Forgiveness & A Strong Heart

It was a long rough path to find my way towards finding forgiveness.  It's something I've written about before and I find it's still a work in progress for me.  I sway in the breeze of forgiveness both for myself and for Devin.  I still find anger at people for small things they might do, promises they may make in passing and then fail to keep.  My expectations can be held to high at times.  I've had to examine the reasons why I've allowed them to become this way.  Why I've allowed myself to be let down by others time and time again.  When a person says they are a friend but then their actions show me otherwise.  I must learn to release that anger, to forgive, to let go.  Once I do that, I can find that place of compassion for them as I did for myself and Devin and even the affair parters.

Finding forgiveness replaces those feelings of anger, resentment, hatred and bitterness with peace, empathy and love.  It's like a breath of fresh air after having lived in such a deep turmoil for so long.  At least it was for me.
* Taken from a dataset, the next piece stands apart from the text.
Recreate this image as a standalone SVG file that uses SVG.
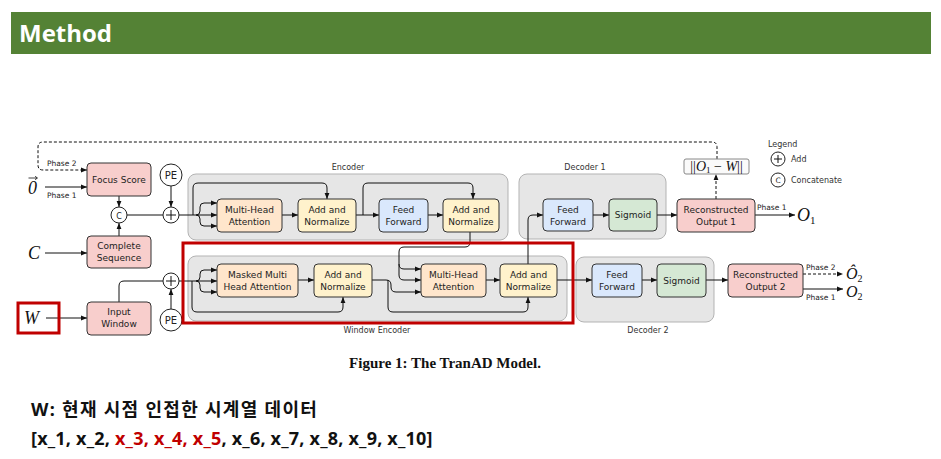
<svg xmlns="http://www.w3.org/2000/svg" width="941" height="459" viewBox="0 0 941 459">
<defs>
<marker id="ah" viewBox="0 0 10 10" refX="10" refY="5" markerWidth="6" markerHeight="6" markerUnits="userSpaceOnUse" orient="auto">
<path d="M0,1 L10,5 L0,9 z" fill="#111"/>
</marker>
<style>
.cont{fill:#e6e6e6;stroke:#b3b3b3;stroke-width:1}
.nd{stroke:#333;stroke-width:1}
.pink{fill:#f8cecc}.peach{fill:#ffe6cc}.yel{fill:#fff2cc}.blue{fill:#dae8fc}.grn{fill:#d5e8d4}
.t{font-family:"DejaVu Sans",sans-serif;font-size:9px;fill:#222;text-anchor:middle}
.lab{font-family:"DejaVu Sans",sans-serif;font-size:8px;fill:#333;text-anchor:middle}
.labs{font-family:"DejaVu Sans",sans-serif;font-size:8px;fill:#333;text-anchor:start}
.ph{font-family:"DejaVu Sans",sans-serif;font-size:7.5px;fill:#222}
.m{font-family:"Liberation Serif",serif;font-style:italic;font-size:18px;fill:#111}
.c{fill:#fff;stroke:#222;stroke-width:1}
.ln{fill:none;stroke:#111;stroke-width:1}
.arr{fill:none;stroke:#111;stroke-width:1;marker-end:url(#ah)}
.dash{stroke-dasharray:3,2}
</style>
</defs>
<rect width="941" height="459" fill="#fff"/>
<g id="header">
<rect x="11" y="12" width="920" height="42" fill="#548235"/>
<text x="19" y="42" font-family="'Open Sans',sans-serif" font-weight="bold" font-size="24" fill="#fff">Method</text>
</g>

<g id="containers">
<rect class="cont" x="188" y="174" width="320" height="66" rx="8"/>
<text class="lab" x="348" y="170">Encoder</text>
<rect class="cont" x="519" y="174" width="147" height="65" rx="8"/>
<text class="lab" x="585" y="170">Decoder 1</text>
<rect class="cont" x="188" y="256" width="379" height="65" rx="8"/>
<text class="lab" x="377" y="333">Window Encoder</text>
<rect class="cont" x="576" y="257" width="138" height="65" rx="8"/>
<text class="lab" x="648" y="333">Decoder 2</text>
</g>

<g id="connectors">
<path class="arr dash" d="M717 159 V147 Q717 142 712 142 H43 Q38 142 38 147 V165 Q38 170 43 170 H87"/>
<text class="ph" x="47" y="166">Phase 2</text>
<path class="arr" d="M45 187 H87"/>
<text class="ph" x="47" y="198">Phase 1</text>
<path class="arr" d="M45 253 H87"/>
<path class="arr" d="M119 196 V207"/>
<path class="arr" d="M119 236 V223"/>
<path class="ln" d="M127 215 H163"/>
<path class="arr" d="M171 186 V207"/>
<path class="arr" d="M179 215 H217"/>
<path class="arr" d="M196 215 Q200 215 200 211 V207 Q200 203 204 203 H217"/>
<path class="arr" d="M196 215 Q200 215 200 219 V222 Q200 226 204 226 H217"/>
<path class="arr" d="M193 215 V188 Q193 183 198 183 H322 Q327 183 327 188 V199"/>
<path class="arr" d="M282 215 H298"/>
<path class="arr" d="M356 215 H379"/>
<path class="arr" d="M363 215 V188 Q363 183 368 183 H468 Q473 183 473 188 V199"/>
<path class="arr" d="M428 215 H443"/>
<path class="arr" d="M470 232 V242 Q470 247 465 247 H404 Q399 247 399 252 V264 Q399 269 404 269 H421"/>
<path class="arr" d="M399 264 V275 Q399 280 404 280 H421"/>
<path class="arr" d="M593 215 H609"/>
<path class="arr" d="M657 215 H677"/>
<path class="arr dash" d="M716 199 V174"/>
<path class="arr" d="M755 215 H795"/>
<text class="ph" x="757" y="210">Phase 1</text>

<path class="arr" d="M46 318 H87"/>
<path class="ln" d="M119 302 V286 Q119 281 124 281 H163"/>
<path class="arr" d="M171 309 V289"/>
<path class="arr" d="M179 281 H217"/>
<path class="arr" d="M196 281 Q200 281 200 277 V274 Q200 270 204 270 H217"/>
<path class="arr" d="M196 281 Q200 281 200 285 V288 Q200 292 204 292 H217"/>
<path class="arr" d="M192 281 V307 Q192 312 197 312 H338 Q343 312 343 307 V297"/>
<path class="arr" d="M298 280 H314"/>
<path class="arr" d="M372 280 H386 Q391 280 391 285 V287 Q391 292 396 292 H421"/>
<path class="arr" d="M388 280 V307 Q388 312 393 312 H523 Q528 312 528 307 V297"/>
<path class="arr" d="M486 280 H500"/>
<path class="arr" d="M528 264 V220 Q528 215 533 215 H543"/>
<path class="arr" d="M557 280 H592"/>
<path class="arr" d="M642 280 H657"/>
<path class="arr" d="M706 280 H728"/>
<path class="arr dash" d="M803 274 H843"/>
<text class="ph" x="806" y="270">Phase 2</text>
<path class="arr" d="M803 289 H843"/>
<text class="ph" x="806" y="300">Phase 1</text>
</g>

<g id="inputs">
<text class="m" x="28" y="194" font-style="normal">0</text>
<path d="M28.5 178 H37" stroke="#111" stroke-width="0.8"/><path d="M35 176.3 L37.5 178 L35 179.7" fill="none" stroke="#111" stroke-width="0.8"/>
<text class="m" x="28" y="259">C</text>
<text class="m" x="24" y="324">W</text>
<rect x="18" y="303" width="41" height="30" fill="none" stroke="#c00000" stroke-width="3"/>
</g>

<g id="focus-score"><rect class="nd pink" x="87" y="163" width="64" height="33" rx="4"/><text class="t" x="119" y="183">Focus Score</text></g>
<g id="complete-sequence"><rect class="nd pink" x="87" y="236" width="64" height="32" rx="4"/><text class="t" x="119" y="249">Complete</text><text class="t" x="119" y="261">Sequence</text></g>
<g id="input-window"><rect class="nd pink" x="87" y="302" width="64" height="33" rx="4"/><text class="t" x="119" y="315">Input</text><text class="t" x="119" y="327">Window</text></g>
<g id="concat"><circle class="c" cx="119" cy="215" r="8"/><text class="t" x="119" y="218.5" style="font-size:8px">C</text></g>
<g id="pe-top"><circle class="c" cx="171" cy="175" r="11"/><text class="t" x="171" y="179" style="font-size:10px">PE</text></g>
<g id="add-top"><circle class="c" cx="171" cy="215" r="8"/><path d="M166 215 H176 M171 210 V220" stroke="#111"/></g>
<g id="pe-bottom"><circle class="c" cx="171" cy="320" r="11"/><text class="t" x="171" y="324" style="font-size:10px">PE</text></g>
<g id="add-bottom"><circle class="c" cx="171" cy="281" r="8"/><path d="M166 281 H176 M171 276 V286" stroke="#111"/></g>

<g id="enc-mha"><rect class="nd peach" x="217" y="199" width="65" height="33" rx="4"/><text class="t" x="249.5" y="213">Multi-Head</text><text class="t" x="249.5" y="225">Attention</text></g>
<g id="enc-an1"><rect class="nd yel" x="298" y="199" width="58" height="33" rx="4"/><text class="t" x="327" y="213">Add and</text><text class="t" x="327" y="225">Normalize</text></g>
<g id="enc-ff"><rect class="nd blue" x="379" y="199" width="49" height="33" rx="4"/><text class="t" x="403.5" y="213">Feed</text><text class="t" x="403.5" y="225">Forward</text></g>
<g id="enc-an2"><rect class="nd yel" x="443" y="199" width="56" height="33" rx="4"/><text class="t" x="471" y="213">Add and</text><text class="t" x="471" y="225">Normalize</text></g>

<g id="d1-ff"><rect class="nd blue" x="543" y="199" width="50" height="32" rx="4"/><text class="t" x="568" y="213">Feed</text><text class="t" x="568" y="225">Forward</text></g>
<g id="d1-sig"><rect class="nd grn" x="609" y="199" width="48" height="32" rx="4"/><text class="t" x="633" y="218">Sigmoid</text></g>
<g id="rec-out1"><rect class="nd pink" x="677" y="199" width="78" height="33" rx="4"/><text class="t" x="716" y="213">Reconstructed</text><text class="t" x="716" y="225">Output 1</text></g>
<g id="norm-box"><rect x="684" y="159" width="65" height="15" rx="2" fill="#fafafa" stroke="#888"/><text class="m" x="716.5" y="171" style="font-size:14px;text-anchor:middle"><tspan font-style="normal">||</tspan>O<tspan font-size="9" font-style="normal" dy="2">1</tspan><tspan dy="-2" font-style="normal"> − </tspan>W<tspan font-style="normal">||</tspan></text></g>
<g id="o1"><text class="m" x="797" y="221">O<tspan font-size="11" font-style="normal" dy="3">1</tspan></text></g>

<g id="we-mmha"><rect class="nd peach" x="217" y="264" width="81" height="33" rx="4"/><text class="t" x="257.5" y="278">Masked Multi</text><text class="t" x="257.5" y="290">Head Attention</text></g>
<g id="we-an1"><rect class="nd yel" x="314" y="264" width="58" height="33" rx="4"/><text class="t" x="343" y="278">Add and</text><text class="t" x="343" y="290">Normalize</text></g>
<g id="we-mha"><rect class="nd peach" x="421" y="264" width="65" height="33" rx="4"/><text class="t" x="453.5" y="278">Multi-Head</text><text class="t" x="453.5" y="290">Attention</text></g>
<g id="we-an2"><rect class="nd yel" x="500" y="264" width="57" height="33" rx="4"/><text class="t" x="528.5" y="278">Add and</text><text class="t" x="528.5" y="290">Normalize</text></g>

<g id="d2-ff"><rect class="nd blue" x="592" y="264" width="50" height="33" rx="4"/><text class="t" x="617" y="278">Feed</text><text class="t" x="617" y="290">Forward</text></g>
<g id="d2-sig"><rect class="nd grn" x="657" y="264" width="49" height="33" rx="4"/><text class="t" x="681.5" y="284">Sigmoid</text></g>
<g id="rec-out2"><rect class="nd pink" x="728" y="264" width="75" height="33" rx="4"/><text class="t" x="765.5" y="278">Reconstructed</text><text class="t" x="765.5" y="290">Output 2</text></g>
<g id="o2hat"><text class="m" x="846" y="279" style="font-size:16px">Ô<tspan font-size="10" font-style="normal" dy="3">2</tspan></text></g>
<g id="o2"><text class="m" x="846" y="297" style="font-size:16px">O<tspan font-size="10" font-style="normal" dy="3">2</tspan></text></g>

<g id="legend">
<text class="labs" x="768" y="147">Legend</text>
<circle class="c" cx="778" cy="159" r="7"/><path d="M774 159 H782 M778 155 V163" stroke="#111"/>
<text class="labs" x="791" y="162">Add</text>
<circle class="c" cx="778" cy="180" r="7"/><text class="t" x="778" y="183" style="font-size:7.5px">C</text>
<text class="labs" x="791" y="183">Concatenate</text>
</g>

<rect id="highlight" x="183" y="243" width="390" height="80" fill="none" stroke="#c00000" stroke-width="3"/>

<text x="445" y="368" text-anchor="middle" font-family="'Liberation Serif',serif" font-weight="bold" font-size="15" fill="#111">Figure 1: The TranAD Model.</text>

<g id="notes" font-family="'Noto Sans','Noto Sans CJK KR',sans-serif" font-weight="bold" font-size="18" fill="#111">
<text x="31" y="416" letter-spacing="1.3">W: 현재 시점 인접한 시계열 데이터</text>
<text x="31" y="445" letter-spacing="0.2">[x_1, x_2, <tspan fill="#c00000">x_3, x_4, x_5</tspan>, x_6, x_7, x_8, x_9, x_10]</text>
</g>
</svg>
I saw this floating around Facebook today and I thought, hell yeah, I'm strong.  I may have had a rough trigger the other day but I am one tough chick.  I have been hurt like nobody's business and now I appreciate my marriage even more and so does Devin.  We are by each other's side this weekend making sure we are replacing the crappy memories from disclosure week with better memories.  

After his doctor appointment yesterday, we went out to lunch and then went Christmas shopping and then spent the afternoon wrapping gifts and watching movies.  Today we took the kids out to lunch and he fixed the key fob on my car - Go Him!  On tap for tomorrow - duh...Football!!!  

As for our anniversary - we haven't gotten that far yet.....

41 comments:

  1. Yay you two for taking the time to make good memories. You're one strong chick, and you've proven it time and time again.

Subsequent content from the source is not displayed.